J’aime pourtant tant dormir.
J’ai passé un week-end chez ma mère. Chez ma mère, c’était chez mes parents l’année dernière. J’ai passé un week-end chez et avec ma mère et les journées étaient traversées de longs silences pesants et c’étaient deux nuits à dormir seul.
Je déteste dormir seul.
Je réalisai hier soir que c’était peut-être ça, le problème : repousser le moment où il faudrait dormir seul.
Se disperser sur Internet. Écrire une note. Commencer à écrire une note à minuit et demi, quand déjà le sommeil égare mes pensées jusqu’à ce qu’il me terrasse. Je ne suis pas insomniaque, non. Je suis stressé par cette perspective de me retrouver seul sous la couette, sans corps à étreindre, sans lèvres douces et affamées de ma peau nue.
J’adore dormir nu.
Et pourtant voilà un bon moment que je porte un pyjama. Le froid sans doute. On va dire que c’est à cause du froid.
Deux jours après ce week-end au chevet de mon père fantôme, le soir, rentré de ma journée de boulot, j’ai la vision perturbée par des lumières qui flottent devant mes yeux. Une sorte de persistance rétinienne, comme après avoir vu une lumière vive, mais qui n’en finit pas de persister. Le mal de crâne est venu ensuite, fort, celui qui annihile toute velléité de répondre à quelques courriels urgents qui s’entassaient dans ma boîte aux lettres pro, me fait abandonner le poste y compris pour surfer sur la toile frivole, celui que je ne connaissais pas. Puis viennent les nausées. Je m’allonge, tôt pour le coup, dans le noir, je vomis un peu. Je me dis que ça ressemble à une gastro mais avec le mal de crâne en plus. Le lendemain, je ne vais pas chez le docteur, non ! Le lendemain, je regarde sur internet ce que raconte mon ami sur « mal de crâne + vomissement » et on me parle de « migraine en aura », qui s’accompagnent de perturbations visuelles, dis donc ! Parmi les causes : stress, deuil…
Le lendemain, ça va mieux.
Le surlendemain, ça revient en moins violent. Il faut dire que j’ai vu le coup venir. Quand les petits points se sont remis à danser au fond de ma rétine, je suis allé me calmer dans le noir tout de suite et ça n’a pas empiré.

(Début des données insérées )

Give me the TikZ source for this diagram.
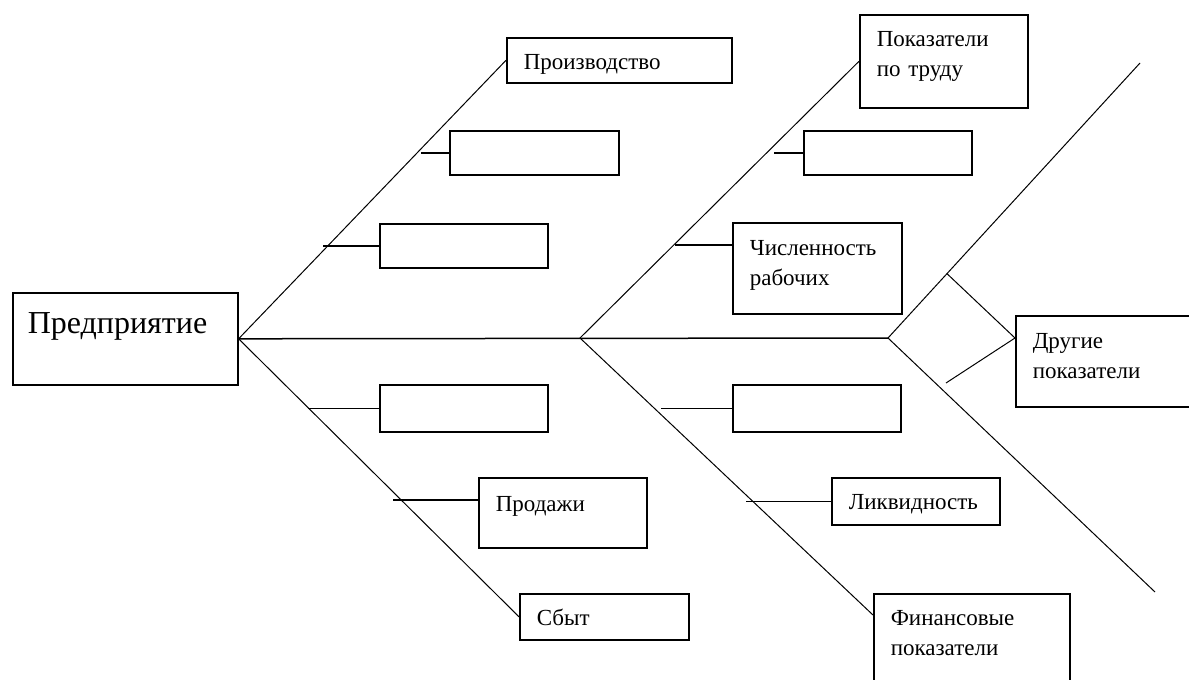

Quand je me couche avec ma femme, quand je la rejoins sous la couette, elle me tourne le dos car elle aime qu’on se blottisse l’un contre l’autre, en cuillère. J’aime bien aussi. Je me love contre elle, et ma main part courir sur sa peau. Plus que tout, j’aime aller épouser la rondeur de son sein. C’est là qu’après avoir soulevé un peu le bras pour que ma main puisse se faufiler jusqu’à son giron, elle le rebaisse fermement et m’immobilise. Elle me fait une clé. Elle m’enferme. Je quitte assez rapidement cette position qui me dérange, me retourne dans le lit, cherche longtemps une position qui m’apporter l’apaisement et le sommeil.
Je me couche contre elle parce que je l’aime et que je veux que nos corps dansent avec nos cœurs.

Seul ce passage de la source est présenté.